“Built on Jesus Christ”

The Seattle Times for December 11, 1954 carried an article entitled: “John Knox Church Nears Opening”. It read, in part: “A church is being built at First Avenue South and Normandy Road for a congregation that does not yet exist. The church will be known as John Knox Presbyterian Church. The Rev. Richard E. Johnson has been here since September making arrangements to get in the church. Mr. Johnson said an opening service will be held January 2. A Christmas Eve service also may be held in the Church. The church will cost about $50,000. The Board of American Missions of the denomination has made a $15,000 grant and will carry a mortgage on the balance at 1% interest. The church will have a chapel seating 160 people. An overflow room which will double as a fellowship hall will seat an additional 60. There will also be 12 classrooms for the Sunday School.”

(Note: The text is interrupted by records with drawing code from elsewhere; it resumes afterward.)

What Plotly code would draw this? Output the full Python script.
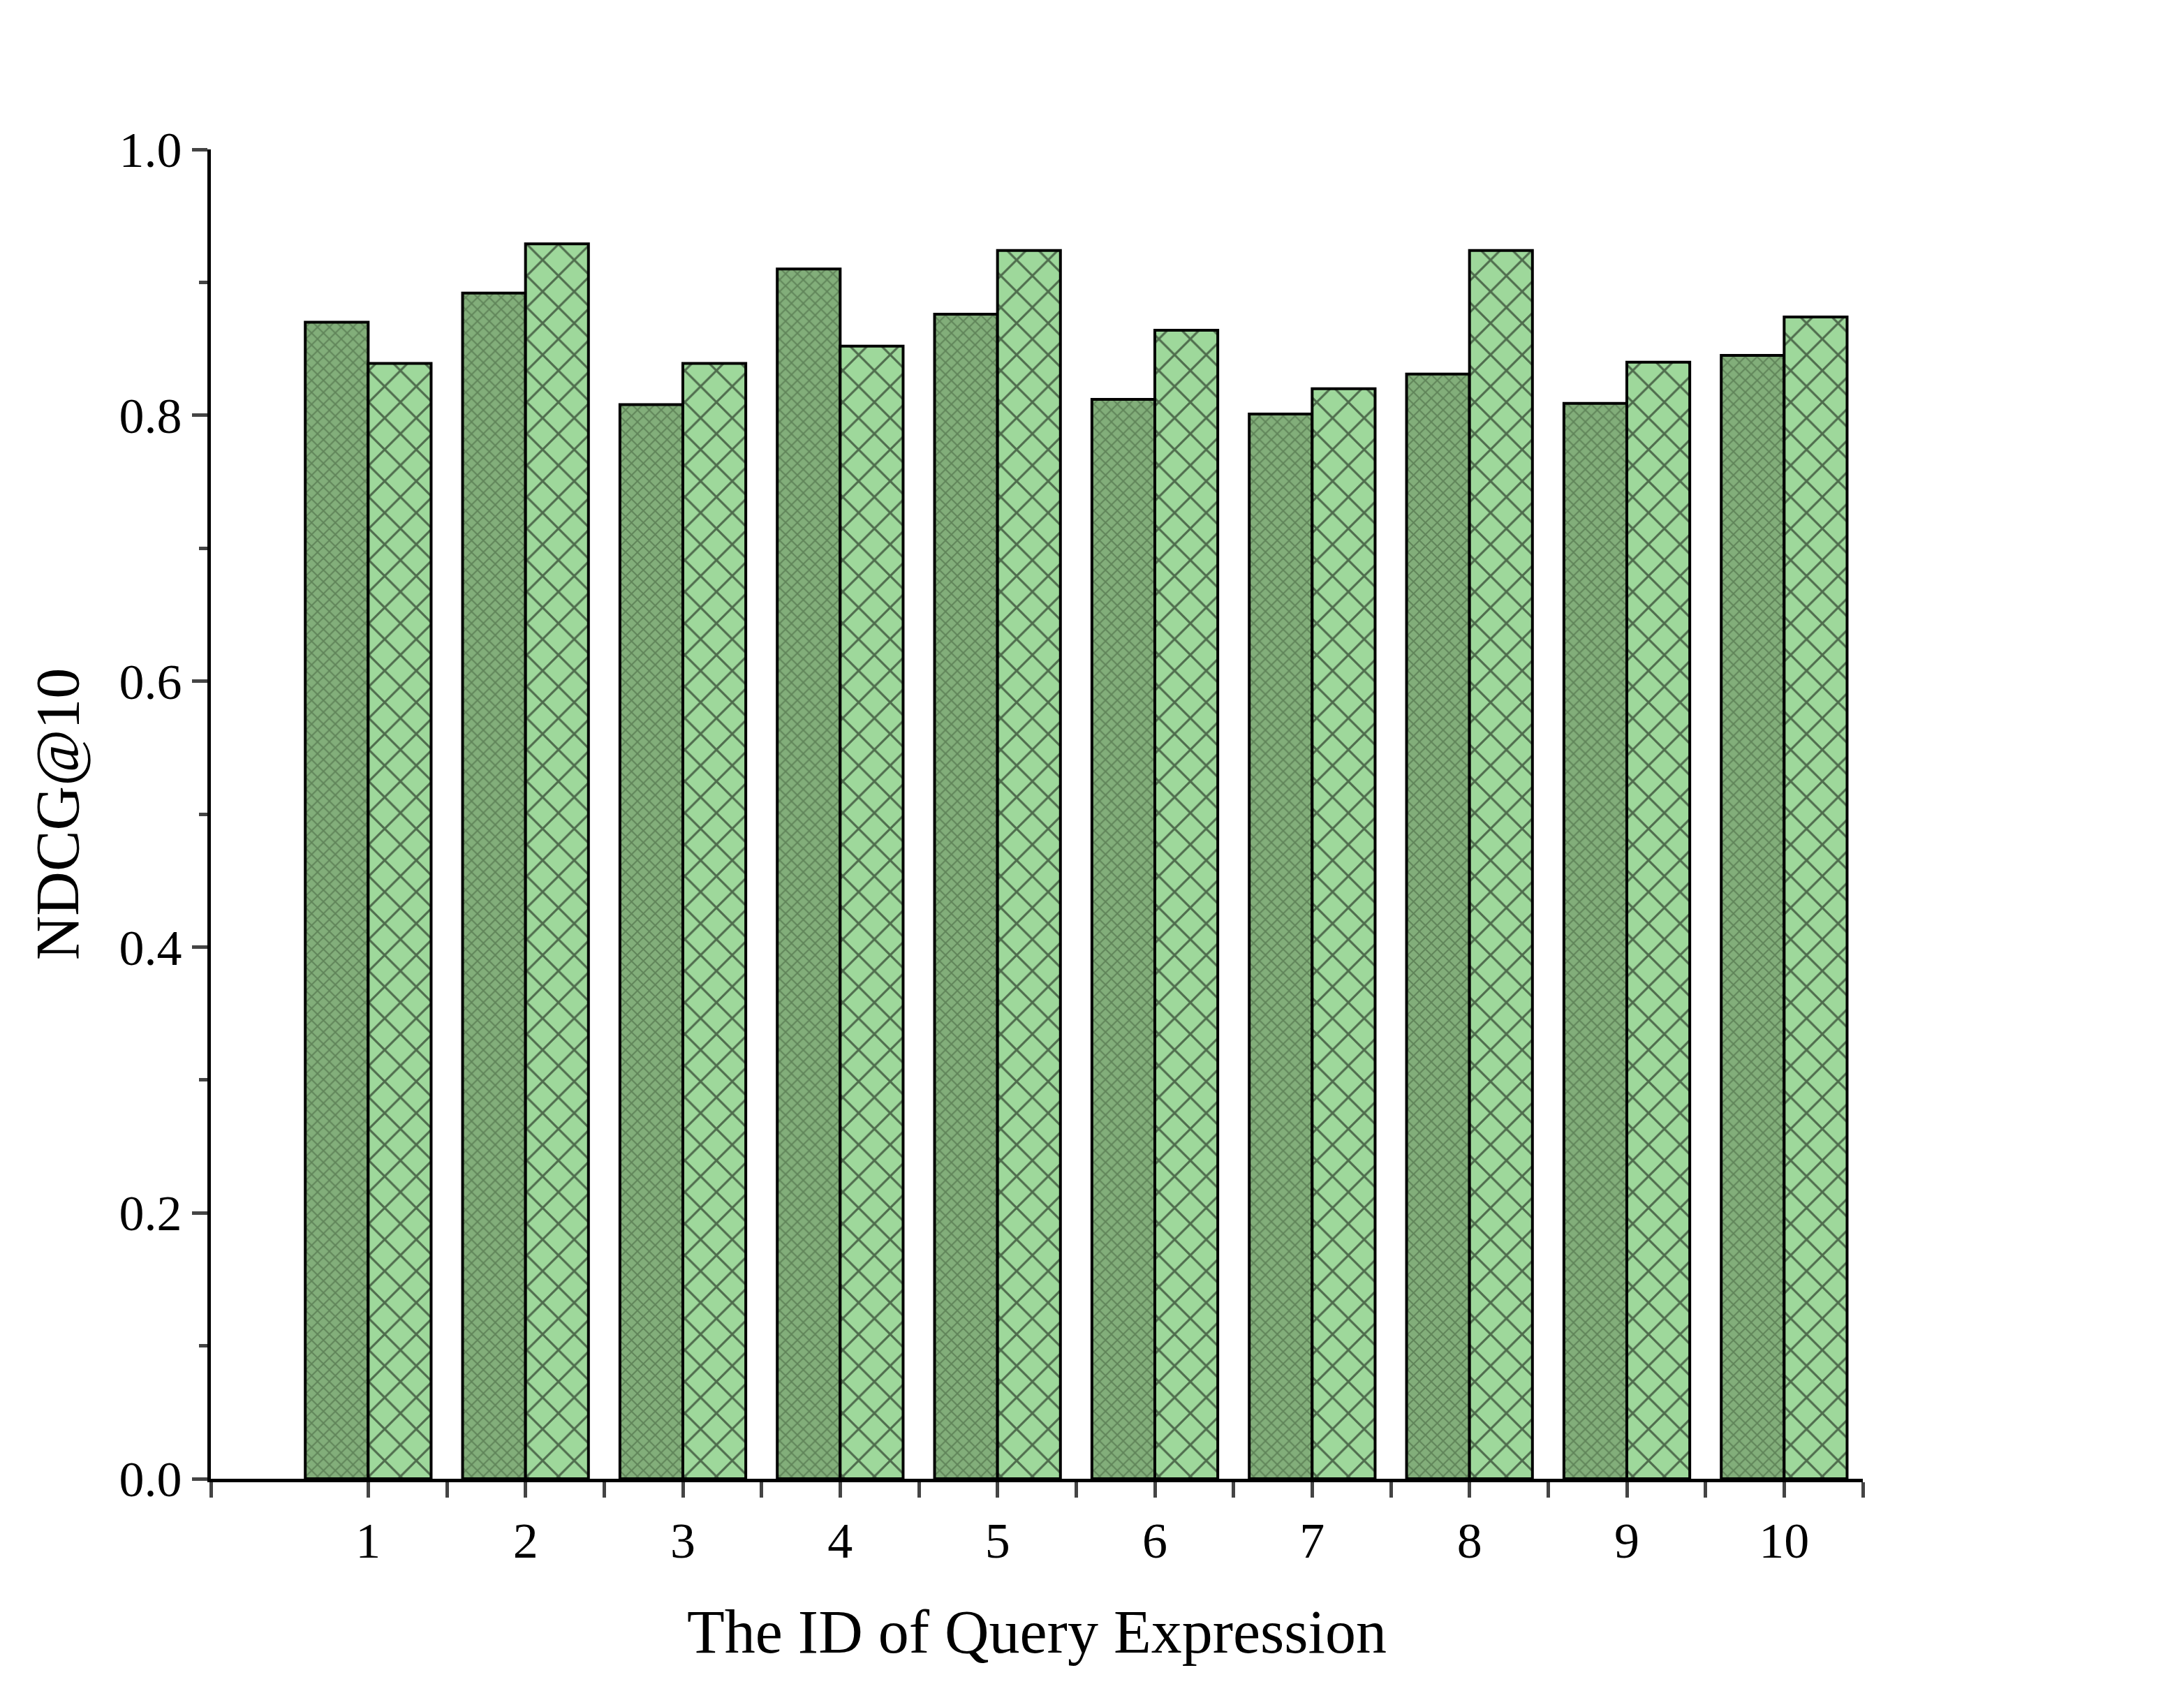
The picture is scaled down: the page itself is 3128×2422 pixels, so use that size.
import plotly.graph_objects as go

ids = [1, 2, 3, 4, 5, 6, 7, 8, 9, 10]
english = [0.870, 0.892, 0.808, 0.910, 0.876, 0.812, 0.801, 0.831, 0.809, 0.845]
chinese = [0.839, 0.929, 0.839, 0.852, 0.924, 0.864, 0.820, 0.924, 0.840, 0.874]

fig = go.Figure()
fig.add_bar(x=ids, y=english, name="English Datasets",
            marker=dict(color="#82ae7a", line=dict(color="black", width=4),
                        pattern=dict(shape="x", fgcolor="#3d5a38", bgcolor="#82ae7a", size=12, solidity=0.3)))
fig.add_bar(x=ids, y=chinese, name="Chinese Datasets",
            marker=dict(color="#9ed89b", line=dict(color="black", width=4),
                        pattern=dict(shape="x", fgcolor="black", bgcolor="#9ed89b", size=32, solidity=0.18)))
font = "Liberation Serif"
fig.update_layout(
    width=3128, height=2422, barmode="group", bargap=0.2, bargroupgap=0,
    plot_bgcolor="white", paper_bgcolor="white",
    margin=dict(l=294, r=468, t=206, b=312, autoexpand=False),
    font=dict(family=font, size=72, color="black"),
    legend=dict(x=0.84, y=1.11, xanchor="left", yanchor="bottom", font=dict(size=88),
                tracegroupgap=0, itemwidth=100),
    showlegend=True,
)
fig.update_xaxes(range=[0, 10.5], tickvals=ids, showline=True, linecolor="black", linewidth=5,
                 ticks="outside", ticklen=22, tickwidth=5, showgrid=False, zeroline=False,
                 minor=dict(tickvals=[0, 1.5, 2.5, 3.5, 4.5, 5.5, 6.5, 7.5, 8.5, 9.5, 10.5], ticks="outside", ticklen=22, tickwidth=5),
                 title=dict(text="The ID of Query Expression", font=dict(size=88), standoff=60),
                 tickfont=dict(size=72))
fig.update_yaxes(range=[0, 1.0], dtick=0.2, tickformat=".1f", showline=True, linecolor="black", linewidth=5,
                 ticks="outside", ticklen=22, tickwidth=5, showgrid=False, zeroline=False,
                 minor=dict(dtick=0.1, ticks="outside", ticklen=12, tickwidth=5),
                 title=dict(text="NDCG@10", font=dict(size=88), standoff=30),
                 tickfont=dict(size=72))
fig.write_html("out.html")
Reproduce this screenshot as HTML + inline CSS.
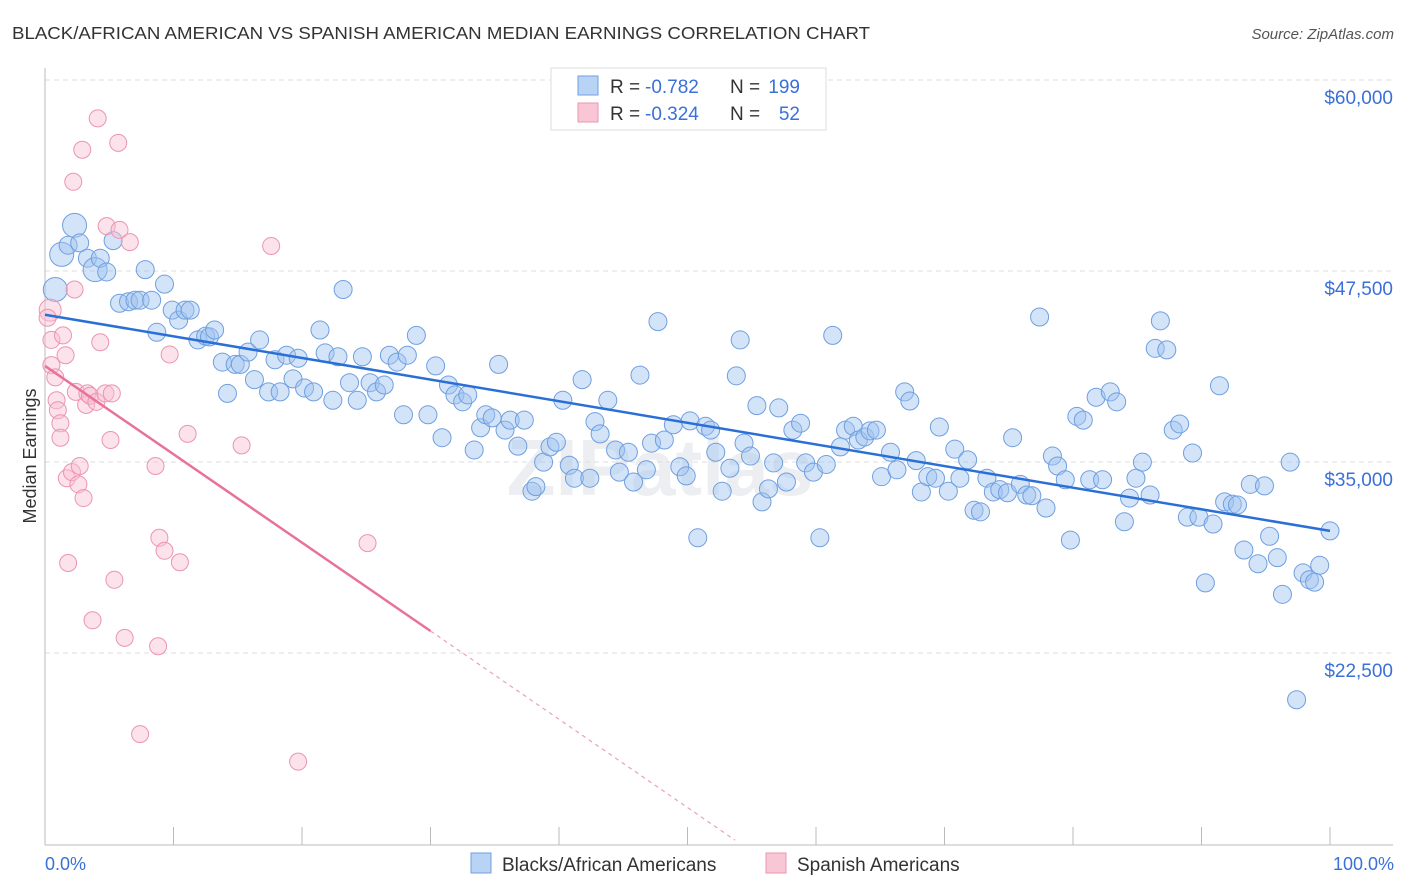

The original sanctuary was completed in time to hold a Christmas Eve service at 5:30 PM in 1954. A Service of Dedication took place on January 30. In the bulletin for that service, Pastor Johnson wrote: “As we look at the building, new and beautiful and ready for use, may we be reminded that the building is not nearly as important as the people who come here for worship and Christian instruction. The building itself is cold and lifeless without the warmth of dedicated lives… The building is constructed of wood, brick, mortar, and other materials; the Church is built on the foundation of Jesus Christ and out of our prayer, faith, love, and personal dedication.” By the end of 1955, John Knox had 165 charter members.

Named after John Knox, the 16th century Scottish pastor and statesman who was largely responsible for establishing the Church of Scotland, our congregation has followed Knox’s firm commitment to biblical authority and preaching which interprets the Scriptures and applies them to everyday living. Other deeply-rooted distinctions of our ministry include: enhancing worship through music, providing strong educational opportunities for children, youth and adults, creating a warm sense of family through small groups, encouraging the idea that all members are ministers who use their gift of service, and prioritizing extensive participation in off-campus missions through both finances and personal involvement.